Several SBIR "mentors" (consultants who teach small firms how to prepare proposals) had spotted these Trojan horse provisions and had tried to warn congressmen in advance. Their analyses of H.R. 5819 can be found here and here. Protests from the National Small Business Association, the Small Business Technology Council, and the National Federation of Independent Businesses also went unheeded.

Briefly, some of H.R. 5819's provisions will enable large financial interests to invade the SBIR program, shove aside small startup businesses, and gobble up a lion's share of the funding. These new provisions include:

  • A venture capital firm could own up to 20% of an SBIR applicant business BUT a consortium of 5 or more VCs could own 100% of an SBIR applicant/recipient and could even establish a harem of a dozen such captive businesses, with the inventors thereof being mere pawns.
  • A company would be able to apply for a Phase II grant without having successfully completed a peer-reviewed Phase I grant. This will allow larger companies and consortiums to flood agencies with proposals containing half-baked or stale concepts and, by sheer numerical and resource superiority, squeeze out startup small businesses with valid new ideas.
  • The size of the grants will be more than tripled, making Phase II grants, at several million dollars apiece, bigger that legitimate startup companies usually need but juicy morsels for VCs.
There's much more but the above will give you some flavor of the terrible transformation of the SBIR program that is now being pushed through Congress.
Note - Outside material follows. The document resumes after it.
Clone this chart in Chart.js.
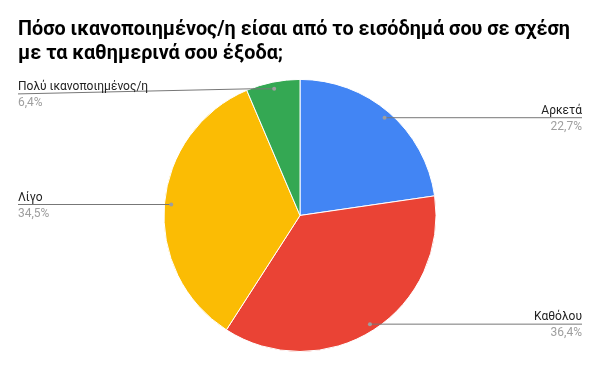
<!DOCTYPE html>
<html>
<head>
<meta charset="utf-8">
<script src="https://cdn.jsdelivr.net/npm/chart.js@4/dist/chart.umd.min.js"></script>
<style>
  html, body { margin: 0; padding: 0; background: #fff; }
  #wrap { width: 600px; height: 371px; }
</style>
</head>
<body>
<div id="wrap"><canvas id="grafico"></canvas></div>
<script>
// categorias e valores (%)
const categorias = ["Αρκετά", "Καθόλου", "Λίγο", "Πολύ ικανοποιημένος/η"];
const percentuais = [22.7, 36.4, 34.5, 6.4];
const cores = ["#4285F4", "#EA4335", "#FBBC04", "#34A853"];
const titulo = [
    "Πόσο ικανοποιημένος/η είσαι από το εισόδημά σου σε σχέση",
    "με τα καθημερινά σου έξοδα;"
];

// rótulos com linha guia (estilo Google Sheets)
const rotulosGuia = {
    id: "rotulosGuia",
    afterDatasetsDraw(chart) {
        const ctx = chart.ctx;
        const area = chart.chartArea;
        const meta = chart.getDatasetMeta(0);
        meta.data.forEach((arc, i) => {
            const p = arc.getProps(["x", "y", "startAngle", "endAngle", "outerRadius"], true);
            const meio = (p.startAngle + p.endAngle) / 2;
            const r = p.outerRadius * 0.95;
            const px = p.x + Math.cos(meio) * r;
            const py = p.y + Math.sin(meio) * r;
            const direita = Math.cos(meio) > 0;
            const ly = Math.max(py, area.top + 15);
            const lx = direita ? area.right : area.left;

            ctx.save();
            ctx.strokeStyle = "#777";
            ctx.lineWidth = 1;
            ctx.beginPath();
            ctx.moveTo(px, py);
            if (ly !== py) {
                // segue na horizontal até a borda da pizza, depois desce
                const dy = py - p.y;
                const dx = Math.sqrt(Math.max(0, p.outerRadius * p.outerRadius - dy * dy));
                ctx.lineTo(direita ? p.x + dx : p.x - dx, py);
            }
            ctx.lineTo(lx, ly);
            ctx.stroke();

            ctx.fillStyle = "#9e9e9e";
            ctx.beginPath();
            ctx.arc(px, py, 2, 0, Math.PI * 2);
            ctx.fill();

            ctx.textAlign = direita ? "right" : "left";
            ctx.textBaseline = "alphabetic";
            ctx.font = "12px Roboto";
            ctx.fillStyle = "#222";
            ctx.fillText(categorias[i], lx, ly - 4);
            ctx.fillStyle = "#9e9e9e";
            ctx.fillText(percentuais[i].toFixed(1).replace(".", ",") + "%", lx, ly + 12);
            ctx.restore();
        });
    }
};

new Chart(document.getElementById("grafico"), {
    type: "pie",
    data: {
        labels: categorias,
        datasets: [{
            data: percentuais,
            backgroundColor: cores,
            borderColor: "#ffffff",
            borderWidth: 1
        }]
    },
    options: {
        responsive: true,
        maintainAspectRatio: false,
        animation: false,
        layout: { padding: { top: 0, bottom: 19, left: 18, right: 18 } },
        plugins: {
            legend: { display: false },
            tooltip: { enabled: false },
            title: {
                display: true,
                text: titulo,
                align: "start",
                color: "#000",
                font: { family: "Roboto", size: 19.8, weight: "bold", lineHeight: 1.21 },
                padding: { top: 18, bottom: 13 }
            }
        }
    },
    plugins: [rotulosGuia]
});
</script>
</body>
</html>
But who, you may wonder, is doing the pushing? Who would want to take something intended for startup small businesses and open it for large firms and "vulture capitalists"? Veteran business reporter Keith Girard pins the tail on Rep. Nydia Venlazquez (D-NY), who he claims is a long-standing champion of venture capitalists. And sure enough, Ms. Velazquez  has introduced bills to spur VC investment and pushed to get the Small Business Act redefined to include 49% VC-owned large firms. By one of those strange coincidences for which DC is famous, MS. Velazquez receives sizable campaign donations every few months from the  National Venture Capital Association -- although her office assures us that she's not motivated by VC money.

Rep. Velazquez is the Chairman of the House Small Business Committee and the author of H.R. 5819.

H.R. 5819 has been sent to the Senate, where it I hope it will be given a much cooler reception. But in view of the massive donations   that the National Venture Capital Association and related lobbies have traditionally made to members of Congress, and the rush to beat SBIR's expiration in September, the bill might pass with the VC-friendly provisions intact.

I urge you to contact your senators and warn them about the hidden booby traps in H.R. 5819. Please ask them to insist on ample testimony and debate, to read the analyses cited above, and to insist that the harmful provisions be deleted.. You can find a sample protest letter at the NSBA website.

If you think my plea sounds urgent, you're right. Although I haven't been involved in the SBIR program for years, I owe whatever prosperity I now enjoy to the SBIR grants that enabled me to start my company. Now suppose you had been similarly helped by a wealthy benefactor when you were young and you now saw him being mugged by thugs in the street.  Wouldn't you rush to his aid? Well, that's what I'm doing now.

NOTES:

[1] The only geniuses in garages who survived the drying up of funding were the software geeks, who needed only a computer to develop their ideas. Therefore, they have continued to flourish without federal aid.

[2] The high level of innovation demonstrated by SBIR applicants would seem to justify loosening up the rules to allow a small fraction of basic research proposals, exempt from the need to demonstrate commercializability.